People urged not to approach walrus spotted off Co Cork coast

Animal is hauling itself onto boats to rest as it would with Arctic rocks, says zoologist

People should watch from a distance but not approach an Arctic walrus that has arrived off West Cork in the past few days, a zoologist has said.

Prof Emer Rogan of the School of Biological, Earth and Environmental Science at University College Cork (UCC) said the animal, nicknamed Wally, appeared not yet to be fully grown. While walruses are not inherently dangerous, this specimen was still a large animal which could hurt someone if they went too close, she said.

“Males tend to be much bigger but it’s difficult to say whether this animal is a male or a female – what’s clear is that its tusks are still relatively short suggesting that it is not fully grown but it still looks a large animal and people need respect it and give it the space it needs.”

Prof Rogan said walruses belong to the seal family but, unlike seals, they do not eat fish and feed instead on the benthos – organisms living in the mud of the shoreline and their preference is for shellfish such as mussels. They have very powerful jaws and can suck the mussel from the shell.


“They are really very big animals, growing to over three metres so they have to feed a lot and that’s why there was some recent evidence that walruses can feed on dead seals and suck their blubber while they have also been seen to take narwhals when narwhals get trapped in ice.”

Walruses live in large groups of up to several hundred and are highly gregarious, hauling out on rocks on islands or ice to rest with animals often sleeping or resting 18 or 20 hours a day, thus explaining why this animal has taken to resting on rocks or in boats off the Irish coast.

Prof Rogan said the walrus had first been spotted resting on a rock on Valentia Island in Co Kerry in March and was later spotted in Wales before resurfacing when it hauled itself into a boat off Ardmore in Co Waterford last week. Most recently, it appeared in West Cork.

“They are fascinating animals including possessing a really extraordinary vocal repertoire underwater, they can make all sorts of noises including sounds like door bells ringing – they are not deep divers so that is why they are found mostly in the coastal areas,” said Prof Rogan.

“It’s hard to know what that animal is doing here. It’s well out of its range and it’s also by itself which is a bit unusual.
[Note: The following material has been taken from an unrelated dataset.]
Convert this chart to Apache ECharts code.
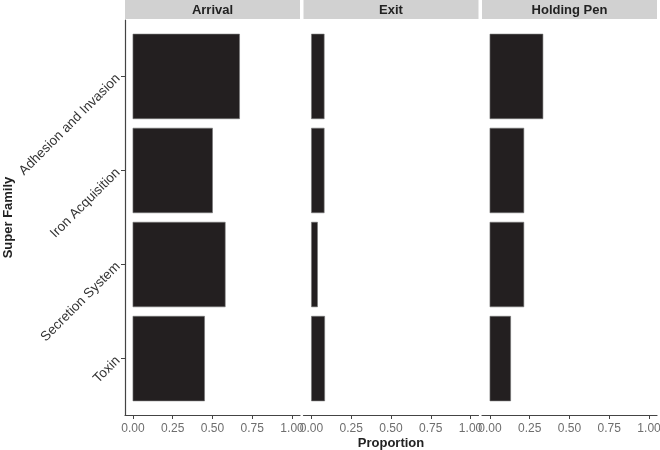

There’s a lot happening in the oceans and we do see some Arctic species down where so whether that the result of changes in the Arctic environment, it’s hard to know.

“Obviously in the Arctic they are hunted so I don’t know how much fear or otherwise this animal would have of humans but they are just very big animals and with its weight, just respect it and give it space and keep a distance away from it because it can move quite quickly on rocks or beaches.”


The most recent series of sightings of the walrus began on Sunday when it was spotted in Courtmacsherry in West Cork and then it emerged a five-metre boat was missing from its mooring in Dunnycove on the western side of Clonakilty Bay, only for locals to find it had it sunk at the mooring.

Locals believe the walrus hauled itself into the boat to rest and in the process sunk it. The walrus later damaged a Rib (rigid inflatable body) boat when hauling himself or herself aboard, which almost caused the vessel to sink before the animal damaged another two boats that were also moored in Dunnycove.

Local boat owners began taking their boats from the water but the animal continued to remain in the area, attracting huge crowds, with hundreds of people thronging the narrow laneways around Ardfield on the western side of Clonakilty Bay.

Tim Feen, officer in charge of Castlefreke unit of the Irish Coast Guard, urged people to be careful and appealed to them to park responsibly and not just abandon their cars, so that in the event of any incident where somebody might fall and injure themselves the emergency services can reach them.

"People are naturally curious because I think there's only been a handful of sightings walrus in Ireland prior to this but this guy is proving a bit of rock star with all the sightings of him but people need to be responsible when parking here if they come down to see to try and see him," he said.